Your task: Each line of the listing must be transcribed exactly, except for the images, which should be excluded.

Data extract:
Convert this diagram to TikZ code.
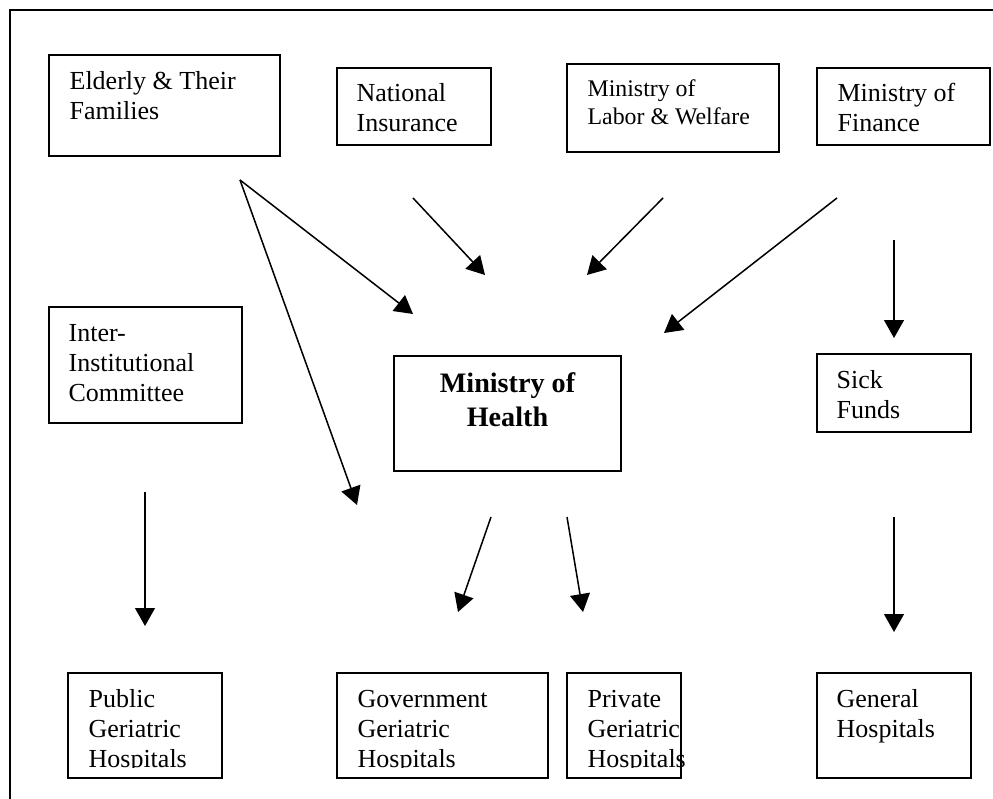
\documentclass[tikz,border=0pt]{standalone}
\usepackage{fontspec}
\setmainfont{Liberation Serif}
\usetikzlibrary{arrows.meta}
\usetikzlibrary{fit}
\usetikzlibrary{calc}

\tikzset{
  box/.style={draw, line width=0.75pt, inner sep=0pt},
  txt/.style={anchor=base west, align=left, inner sep=0pt},
  arr/.style={-{Triangle[length=8.3pt, width=9.2pt]}, line width=0.7pt},
}

\begin{document}
\begin{tikzpicture}[x=0.4615pt, y=-0.4615pt, font=\fontsize{12}{13.85}\selectfont]
\useasboundingbox (0,0) rectangle (993,799);

% outer frame (cut at right and bottom)
\draw[line width=0.95pt] (10,830) -- (10,10) -- (1010,10);

% top row
\node[box, fit={(49,55) (280,156)}] (elderly) {};
\node[box, fit={(337,68) (491,145)}] (natins) {};
\node[box, fit={(567,64) (779,152)}] (labor) {};
\node[box, fit={(817,68) (990,145)}] (finance) {};

% text base = last line
\node[txt] (elderlytxt) at ($(elderly.north west)+(21,65)$) {Elderly \& Their\\Families};
\node[txt] (natinstxt) at ($(natins.north west)+(20,64)$) {National\\Insurance};
\node[txt, font=\fontsize{11}{12.9}\selectfont] (labortxt) at ($(labor.north west)+(21,61)$) {Ministry of\\Labor \& Welfare};
\node[txt] (financetxt) at ($(finance.north west)+(21,64)$) {Ministry of\\Finance};

% middle row
\node[box, fit={(49,307) (242,423)}] (inter) {};
\node[box, fit={(394,356) (621,471)}] (moh) {};
\node[box, fit={(817,354) (971,432)}] (sick) {};

\node[txt] (intertxt) at ($(inter.north west)+(20,95)$) {Inter-\\Institutional\\Committee};
\node[anchor=base, align=center, inner sep=0pt, font=\bfseries\fontsize{13}{15.7}\selectfont] (mohtxt) at ($(moh.north)+(0,71)$) {Ministry of\\Health};
\node[txt] (sicktxt) at ($(sick.north west)+(20,65)$) {Sick\\Funds};

% bottom row
\node[box, fit={(68,673) (222,778)}] (public) {};
\node[box, fit={(337,673) (548,778)}] (gov) {};
\node[box, fit={(567,673) (681,778)}] (private) {};
\node[box, fit={(817,673) (971,778)}] (general) {};

\begin{scope}
\clip (0,673) rectangle (800,767);
\node[txt] (publictxt) at ($(public.north west)+(21,95)$) {Public\\Geriatric\\Hospitals};
\node[txt] (govtxt) at ($(gov.north west)+(21,95)$) {Government\\Geriatric\\Hospitals};
\node[txt] (privatetxt) at ($(private.north west)+(21,95)$) {Private\\Geriatric\\Hospitals};
\end{scope}
\node[txt] (generaltxt) at ($(general.north west)+(20,65)$) {General\\Hospitals};

% arrow ends
\coordinate (eldout)  at (240,180);
\coordinate (mohin1)  at (413,314);
\coordinate (govin1)  at (357,505);
\coordinate (insout)  at (413,198);
\coordinate (mohin2)  at (485,275);
\coordinate (labout)  at (663,198);
\coordinate (mohin3)  at (587,275);
\coordinate (finout1) at (837,198);
\coordinate (mohin4)  at (664,333);
\coordinate (finout2) at (894,240);
\coordinate (sickin)  at (894,338);
\coordinate (intout)  at (145,492);
\coordinate (pubin)   at (145,626);
\coordinate (mohout1) at (491,517);
\coordinate (govin2)  at (458,612);
\coordinate (mohout2) at (567,517);
\coordinate (privin)  at (583,612);
\coordinate (sickout) at (894,517);
\coordinate (genin)   at (894,632);

% arrows
\draw[arr] (eldout) -- (mohin1);
\draw[arr] (eldout) -- (govin1);
\draw[arr] (insout) -- (mohin2);
\draw[arr] (labout) -- (mohin3);
\draw[arr] (finout1) -- (mohin4);
\draw[arr] (finout2) -- (sickin);
\draw[arr] (intout) -- (pubin);
\draw[arr] (mohout1) -- (govin2);
\draw[arr] (mohout2) -- (privin);
\draw[arr] (sickout) -- (genin);

\end{tikzpicture}
\end{document}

Answer to this task:
Convert this diagram to TikZ code.
\documentclass[tikz,border=0pt]{standalone}
\usepackage{fontspec}
\setmainfont{Liberation Serif}
\usetikzlibrary{arrows.meta}
\usetikzlibrary{fit}
\usetikzlibrary{calc}

\tikzset{
  box/.style={draw, line width=0.75pt, inner sep=0pt},
  txt/.style={anchor=base west, align=left, inner sep=0pt},
  arr/.style={-{Triangle[length=8.3pt, width=9.2pt]}, line width=0.7pt},
}

\begin{document}
\begin{tikzpicture}[x=0.4615pt, y=-0.4615pt, font=\fontsize{12}{13.85}\selectfont]
\useasboundingbox (0,0) rectangle (993,799);

% outer frame (cut at right and bottom)
\draw[line width=0.95pt] (10,830) -- (10,10) -- (1010,10);

% top row
\node[box, fit={(49,55) (280,156)}] (elderly) {};
\node[box, fit={(337,68) (491,145)}] (natins) {};
\node[box, fit={(567,64) (779,152)}] (labor) {};
\node[box, fit={(817,68) (990,145)}] (finance) {};

% text base = last line
\node[txt] (elderlytxt) at ($(elderly.north west)+(21,65)$) {Elderly \& Their\\Families};
\node[txt] (natinstxt) at ($(natins.north west)+(20,64)$) {National\\Insurance};
\node[txt, font=\fontsize{11}{12.9}\selectfont] (labortxt) at ($(labor.north west)+(21,61)$) {Ministry of\\Labor \& Welfare};
\node[txt] (financetxt) at ($(finance.north west)+(21,64)$) {Ministry of\\Finance};

% middle row
\node[box, fit={(49,307) (242,423)}] (inter) {};
\node[box, fit={(394,356) (621,471)}] (moh) {};
\node[box, fit={(817,354) (971,432)}] (sick) {};

\node[txt] (intertxt) at ($(inter.north west)+(20,95)$) {Inter-\\Institutional\\Committee};
\node[anchor=base, align=center, inner sep=0pt, font=\bfseries\fontsize{13}{15.7}\selectfont] (mohtxt) at ($(moh.north)+(0,71)$) {Ministry of\\Health};
\node[txt] (sicktxt) at ($(sick.north west)+(20,65)$) {Sick\\Funds};

% bottom row
\node[box, fit={(68,673) (222,778)}] (public) {};
\node[box, fit={(337,673) (548,778)}] (gov) {};
\node[box, fit={(567,673) (681,778)}] (private) {};
\node[box, fit={(817,673) (971,778)}] (general) {};

\begin{scope}
\clip (0,673) rectangle (800,767);
\node[txt] (publictxt) at ($(public.north west)+(21,95)$) {Public\\Geriatric\\Hospitals};
\node[txt] (govtxt) at ($(gov.north west)+(21,95)$) {Government\\Geriatric\\Hospitals};
\node[txt] (privatetxt) at ($(private.north west)+(21,95)$) {Private\\Geriatric\\Hospitals};
\end{scope}
\node[txt] (generaltxt) at ($(general.north west)+(20,65)$) {General\\Hospitals};

% arrow ends
\coordinate (eldout)  at (240,180);
\coordinate (mohin1)  at (413,314);
\coordinate (govin1)  at (357,505);
\coordinate (insout)  at (413,198);
\coordinate (mohin2)  at (485,275);
\coordinate (labout)  at (663,198);
\coordinate (mohin3)  at (587,275);
\coordinate (finout1) at (837,198);
\coordinate (mohin4)  at (664,333);
\coordinate (finout2) at (894,240);
\coordinate (sickin)  at (894,338);
\coordinate (intout)  at (145,492);
\coordinate (pubin)   at (145,626);
\coordinate (mohout1) at (491,517);
\coordinate (govin2)  at (458,612);
\coordinate (mohout2) at (567,517);
\coordinate (privin)  at (583,612);
\coordinate (sickout) at (894,517);
\coordinate (genin)   at (894,632);

% arrows
\draw[arr] (eldout) -- (mohin1);
\draw[arr] (eldout) -- (govin1);
\draw[arr] (insout) -- (mohin2);
\draw[arr] (labout) -- (mohin3);
\draw[arr] (finout1) -- (mohin4);
\draw[arr] (finout2) -- (sickin);
\draw[arr] (intout) -- (pubin);
\draw[arr] (mohout1) -- (govin2);
\draw[arr] (mohout2) -- (privin);
\draw[arr] (sickout) -- (genin);

\end{tikzpicture}
\end{document}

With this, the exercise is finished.